Nei due lunghi interrogatori avuti prima con la polizia giudiziaria belga, poi con il giudice che coordina le indagini, Michel Claise, Kaili ha sempre ribadito la sua innocenza, sostenendo di non aver mai favorito Qatar o Marocco nelle sua attività di deputata europea e vicepresidente del Parlamento, ma di essersi semplicemente allineata alle posizioni del suo gruppo politico.
Dimitrakopoulos raccolta inoltre quello di una donna profondamente colpita da un mese e mezzo trascorso ormai dietro le sbarre della prigione di Haren in Belgio: “Tremava mentre riferiva al giudice le torture che ha subito, non in carcere, ma nella cella della polizia. Ciò che ha vissuto ricorda il film Fuga di mezzanotte, ma sfortunatamente questo sta accadendo nel centro dell’Europa”.
Il legale Mihailis Dimitrakopoulos aveva spiegato che “da mercoledì 11 gennaio a venerdì 13 gennaio Eva Kaili è stata in isolamento su ordine del giudice istruttore Michel Claise. Per sedici ore è stata in una cella di polizia, non in prigione, e al freddo (siamo al pieno inverno ndr). Le è stata negata una seconda coperta e le hanno tolto il cappotto, la luce della stanza era sempre accesa impedendole di dormire, era nel suo periodo di ciclo mestruale con abbondanti perdite di sangue e non le era consentito lavarsi. Questa è tortura”.

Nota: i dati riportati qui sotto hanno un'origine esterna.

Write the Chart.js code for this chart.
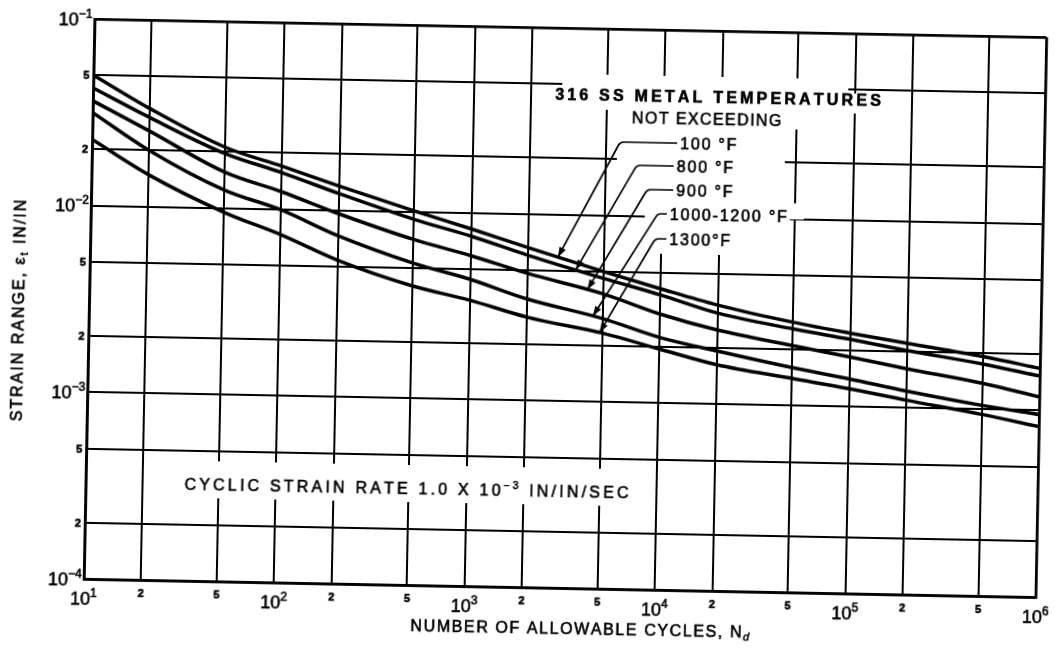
<!DOCTYPE html>
<html>
<head>
<meta charset="utf-8">
<title>316 SS strain range vs allowable cycles</title>
<script src="https://cdn.jsdelivr.net/npm/chart.js@4.4.1/dist/chart.umd.min.js"></script>
<style>
  html, body { margin: 0; padding: 0; background: #fff; overflow: hidden; }
  #frame { position: relative; width: 1055px; height: 648px; overflow: hidden; }
  /* the printed sheet sits slightly skewed on the page */
  #fatigueChart { transform: rotate(1.1deg); transform-origin: 565px 308px; }
</style>
</head>
<body>
<div id="frame"><canvas id="fatigueChart" width="1055" height="648"></canvas></div>
<script>
// Allowable cycles (x) and total strain range in/in (y), one curve per metal temperature
const cycles = [10, 20, 50, 100, 200, 500, 1e3, 2e3, 5e3, 1e4, 2e4, 5e4, 1e5, 2e5, 5e5, 1e6];
const strain100F = [0.0500, 0.0335, 0.0212, 0.0170, 0.0135, 0.0101, 0.0082, 0.0066, 0.0050, 0.0041, 0.0034, 0.0028, 0.00248, 0.00222, 0.00192, 0.00168];
const strain800F = [0.0427, 0.0300, 0.0196, 0.0157, 0.0123, 0.0091, 0.0075, 0.0060, 0.0046, 0.0038, 0.00308, 0.00258, 0.00230, 0.00203, 0.00175, 0.00153];
const strain900F = [0.0364, 0.0254, 0.0156, 0.0124, 0.0096, 0.0071, 0.0059, 0.0048, 0.0038, 0.0030, 0.0025, 0.00210, 0.00185, 0.00162, 0.00138, 0.00118];
const strain1000to1200F = [0.0315, 0.0200, 0.0125, 0.0099, 0.0073, 0.0053, 0.0044, 0.0035, 0.0028, 0.00225, 0.00193, 0.00160, 0.00141, 0.00123, 0.00105, 0.00095];
const strain1300F = [0.0226, 0.0148, 0.0095, 0.0073, 0.0054, 0.0040, 0.0034, 0.0028, 0.00234, 0.00195, 0.00163, 0.00140, 0.00125, 0.00110, 0.00094, 0.00082];
const seriesLabels = ['100 °F', '800 °F', '900 °F', '1000-1200 °F', '1300°F'];

// where each label's pointer lands on its curve (cycles)
const pointerCycles = [2870, 3570, 4130, 4440, 4830];

const cycleTicks = [10, 20, 50, 100, 200, 500, 1e3, 2e3, 5e3, 1e4, 2e4, 5e4, 1e5, 2e5, 5e5, 1e6];
const cycleTickLabels = ['10^1', '2', '5', '10^2', '2', '5', '10^3', '2', '5', '10^4', '2', '5', '10^5', '2', '5', '10^6'];
const strainTicks = [1e-4, 2e-4, 5e-4, 1e-3, 2e-3, 5e-3, 1e-2, 2e-2, 5e-2, 1e-1];
const strainTickLabels = ['10^-4', '2', '5', '10^-3', '2', '5', '10^-2', '2', '5', '10^-1'];

const INK = '#000';
const FACE = '"Liberation Sans", Arial, Helvetica, sans-serif';
const allSeries = [strain100F, strain800F, strain900F, strain1000to1200F, strain1300F];

const fontOf = r => `${r.italic ? 'italic ' : ''}${r.weight || 'normal'} ${r.size}px ${FACE}`;

// width of a list of text runs drawn char by char with extra spacing
function runsWidth(ctx, runs, spacing) {
    let w = 0, n = 0;
    runs.forEach(r => {
        ctx.font = fontOf(r);
        for (const ch of r.t) { w += ctx.measureText(ch).width; n++; }
    });
    return w + spacing * Math.max(0, n - 1);
}

// lettering is filled and lightly stroked so it reads like drafted type
function drawRuns(ctx, runs, x, y, align, spacing) {
    const w = runsWidth(ctx, runs, spacing);
    let cx = align === 'center' ? x - w / 2 : align === 'right' ? x - w : x;
    ctx.textAlign = 'left';
    ctx.textBaseline = 'alphabetic';
    ctx.strokeStyle = INK;
    ctx.lineWidth = 0.6;
    runs.forEach(r => {
        ctx.font = fontOf(r);
        for (const ch of r.t) {
            ctx.fillText(ch, cx, y + (r.dy || 0));
            ctx.strokeText(ch, cx, y + (r.dy || 0));
            cx += ctx.measureText(ch).width + spacing;
        }
    });
}

// '10^-2' -> base plus raised exponent, plain digits stay small and bold
function tickRuns(label) {
    if (label.includes('^')) {
        const [base, exp] = label.split('^');
        return [{t: base, size: 18}, {t: exp.replace('-', '\u2212'), size: 12, dy: -8}];
    }
    return [{t: label, size: 11, weight: 'bold'}];
}

// log-log interpolation along one curve
function strainAt(vals, n) {
    for (let i = 0; i < cycles.length - 1; i++) {
        if (n >= cycles[i] && n <= cycles[i + 1]) {
            const f = Math.log(n / cycles[i]) / Math.log(cycles[i + 1] / cycles[i]);
            return Math.exp(Math.log(vals[i]) + f * Math.log(vals[i + 1] / vals[i]));
        }
    }
    return vals[vals.length - 1];
}

const notesPlugin = {
    id: 'temperatureNotes',
    beforeDatasetsDraw(chart) {
        const ctx = chart.ctx;
        ctx.save();
        // grid is left blank behind the lettering
        const blanks = [
            [558, 74, 844, 109], [844, 88, 884, 108], [611, 109, 797, 125],
            [614, 122, 782, 197], [643, 197, 788, 252], [768, 199, 802, 215],
            [176, 468, 645, 505]
        ];
        ctx.fillStyle = '#fff';
        blanks.forEach(([x0, y0, x1, y1]) => ctx.fillRect(x0, y0, x1 - x0, y1 - y0));

        ctx.fillStyle = INK;
        drawRuns(ctx, [{t: '316 SS METAL TEMPERATURES', size: 16, weight: 'bold'}], 714, 100, 'center', 3.2);
        drawRuns(ctx, [{t: 'NOT EXCEEDING', size: 16}], 703, 122, 'center', 1.4);
        const spots = [[677, 141], [674, 164], [674, 188], [668, 212], [668, 237]];
        seriesLabels.forEach((lbl, i) => {
            drawRuns(ctx, [{t: lbl, size: 16}], spots[i][0], spots[i][1] + 6, 'left', 1.8);
        });
        drawRuns(ctx, [
            {t: 'CYCLIC STRAIN RATE 1.0 X 10', size: 16},
            {t: '\u22123', size: 10, dy: -7},
            {t: ' IN/IN/SEC', size: 16}
        ], 410, 497, 'center', 3.2);
        ctx.restore();
    },
    afterDatasetsDraw(chart) {
        const ctx = chart.ctx;
        const xs = chart.scales.x, ys = chart.scales.y;
        const starts = [[674, 141, 617], [671, 164, 634], [671, 188, 645], [665, 212, 656], [665, 237, 654]];
        ctx.save();
        ctx.strokeStyle = INK;
        ctx.fillStyle = INK;
        ctx.lineWidth = 1.7;
        pointerCycles.forEach((n, i) => {
            const tx = xs.getPixelForValue(n);
            const ty = ys.getPixelForValue(strainAt(allSeries[i], n));
            const [sx, sy, bx] = starts[i];
            ctx.beginPath();
            ctx.moveTo(sx, sy);
            ctx.arcTo(bx, sy, tx, ty, 6);
            ctx.lineTo(tx, ty);
            ctx.stroke();
            // arrowhead pointing at the curve
            const a = Math.atan2(ty - sy, tx - bx);
            ctx.beginPath();
            ctx.moveTo(tx, ty);
            ctx.lineTo(tx - 10 * Math.cos(a) + 3.5 * Math.sin(a), ty - 10 * Math.sin(a) - 3.5 * Math.cos(a));
            ctx.lineTo(tx - 10 * Math.cos(a) - 3.5 * Math.sin(a), ty - 10 * Math.sin(a) + 3.5 * Math.cos(a));
            ctx.closePath();
            ctx.fill();
        });
        ctx.restore();
    },
    afterDraw(chart) {
        const ctx = chart.ctx;
        const {left, bottom} = chart.chartArea;
        const xs = chart.scales.x, ys = chart.scales.y;
        ctx.save();
        ctx.fillStyle = INK;

        cycleTicks.forEach((v, i) => {
            const px = xs.getPixelForValue(v);
            const big = cycleTickLabels[i].includes('^');
            drawRuns(ctx, tickRuns(cycleTickLabels[i]), px, bottom + (big ? 26 : 17), 'center', 0);
        });
        strainTicks.forEach((v, i) => {
            const py = ys.getPixelForValue(v);
            const big = strainTickLabels[i].includes('^');
            drawRuns(ctx, tickRuns(strainTickLabels[i]), left - (big ? 2 : 4), py + (big ? 6.5 : 4), 'right', 0);
        });

        // axis titles
        drawRuns(ctx, [
            {t: 'NUMBER OF ALLOWABLE CYCLES, N', size: 16},
            {t: 'd', size: 11, italic: true, dy: 3}
        ], 586, 634, 'center', 1.6);

        ctx.translate(18, 321);
        ctx.rotate(-Math.PI / 2);
        drawRuns(ctx, [
            {t: 'STRAIN RANGE, \u03B5', size: 16},
            {t: 't', size: 10, dy: 3},
            {t: ' IN/IN', size: 16}
        ], 0, 5.8, 'center', 2.0);
        ctx.restore();
    }
};

const edgeWidth = (count) => (c) => (c.index === 0 || c.index === count - 1) ? 2.8 : 2;

const fatigueChart = new Chart(document.getElementById('fatigueChart').getContext('2d'), {
    type: 'line',
    data: {
        datasets: allSeries.map((vals, i) => ({
            label: seriesLabels[i],
            data: cycles.map((n, j) => ({x: n, y: vals[j]})),
            borderColor: INK,
            borderWidth: 3.5,
            pointRadius: 0,
            cubicInterpolationMode: 'monotone',
            fill: false
        }))
    },
    options: {
        responsive: false,
        animation: false,
        events: [],
        layout: { padding: { top: 28, right: 14, left: 0, bottom: 0 } },
        plugins: {
            legend: { display: false },
            tooltip: { enabled: false }
        },
        scales: {
            x: {
                type: 'logarithmic',
                min: 10,
                max: 1e6,
                afterBuildTicks: (s) => { s.ticks = cycleTicks.map(v => ({value: v})); },
                afterFit: (s) => { s.height = 60; },
                ticks: { display: false },
                grid: { color: INK, lineWidth: edgeWidth(cycleTicks.length), drawTicks: false },
                border: { display: true, color: INK, width: 2.8 }
            },
            y: {
                type: 'logarithmic',
                min: 1e-4,
                max: 1e-1,
                afterBuildTicks: (s) => { s.ticks = strainTicks.map(v => ({value: v})); },
                afterFit: (s) => { s.width = 89; },
                ticks: { display: false },
                grid: { color: INK, lineWidth: edgeWidth(strainTicks.length), drawTicks: false },
                border: { display: true, color: INK, width: 2.8 }
            }
        }
    },
    plugins: [notesPlugin]
});
</script>
</body>
</html>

“Eva Kaili è accusata ma c’è sempre la presunzione di innocenza. Siamo in Europa, questi atti violano la Convenzione europea dei diritti dell’uomo. Questo è il Medioevo”.
Nonostante il trattamento disumano, degradante e ingiustificato e la gravità delle denunce rivolte dai difensori di Kaili alla Procura federale belga, il parlamento europeo è in modalità Aereo e non vuole sentire i presunti maltrattamenti sulla ex vicepresidente del Parlamento europeo, Eva Kaili.